Ministries Council – Again I was surprised by the breadth of work of this committee who help plan the future of ministry (not just ministers) throughout Scotland. Challenges were clear – what form of formal ministries are best suited to a changing church; how do you prioritise parishes in rural or deprived areas who struggle to find or resource ministers; how do you deal with the reality that there are not enough ministers for churches? GA agreed to a wide review of ministries with the hope that something more flexible, engaging and suitable comes to this church in need of change in a positive and hopeful way.
Theological Forum – The debate on the Report on Same Sex marriage was covered in national news and you will be aware that an overwhelming majority of GA voted to take to allow ministers to conduct same sex marriages. You may not be aware of the tightrope that was being respectfully walked by most in the debate so as to ensure a respect
and understanding for those with divergent theological views – the phrase “constrained differences” was the watchword of a long and tense session. On that basis, the legal questions committee are seeking to find a resolution that will ensure that those ministers who feel they are unable to conduct such marriages do not find themselves subject to civil or church sanction. The GA also accepted an “apology deliverance” which “invites the church to take stock of its history of discrimination at different levels and in different ways against gay people and to apologise
individually and corporately and seek to do better”.
Mission and Discipleship – The abundance of resources available to the wider church in terms of worship, strategy planning, work with young people, transgender issues and use of buildings was incredible. Have a look at their new website – http://www.churchofscotland.org.uk/worship – you will be amazed, equipped and encouraged!
General Trustees – The retiring chairman challenged us with this question – do we love our buildings more than our Church? It is a challenge for each and every one of us to reflect on. Invited speakers – One of the speakers, Rev Dr Sam Wells’, the vicar of St Martin-in-the-Fields in London, talk was inspirational and challenging. Everyone should try and watch it online. His firm view is that Church should be and can be a place of abundant life where as Kingdom Communities we can demonstrate the abundance, grace, love and forgiveness of God.
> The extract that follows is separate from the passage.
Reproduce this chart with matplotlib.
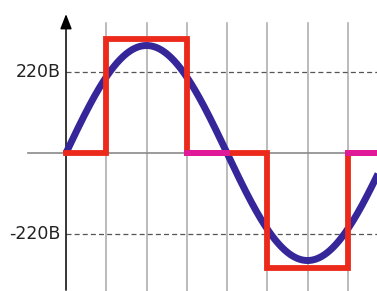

He encourages us not to look at the problems but the talent and promise in everyone as a transformational way of moving onwards. In particular, he posed the rhetorical question: do we work with or just for others?
It was a huge privilege to be at the GA and take part in the debate and conversations around it. Balerno Parish Church is fortunate to be part of a wider Church community that, while it suffers from challenges, restrictions and frustrations, also offers a chance to be part of something bigger. The resources and support is there but most importantly for me, there is a large community of people throughout Scotland that understand, that share and that wish to grow with us as we work to build communities who know and are touched by the love of God. Please take the time to reflect on the above and ask me about all the other matters that I didn’t have space to address. And if you get a chance to go to General Assembly yourself, go – you never know what you might find!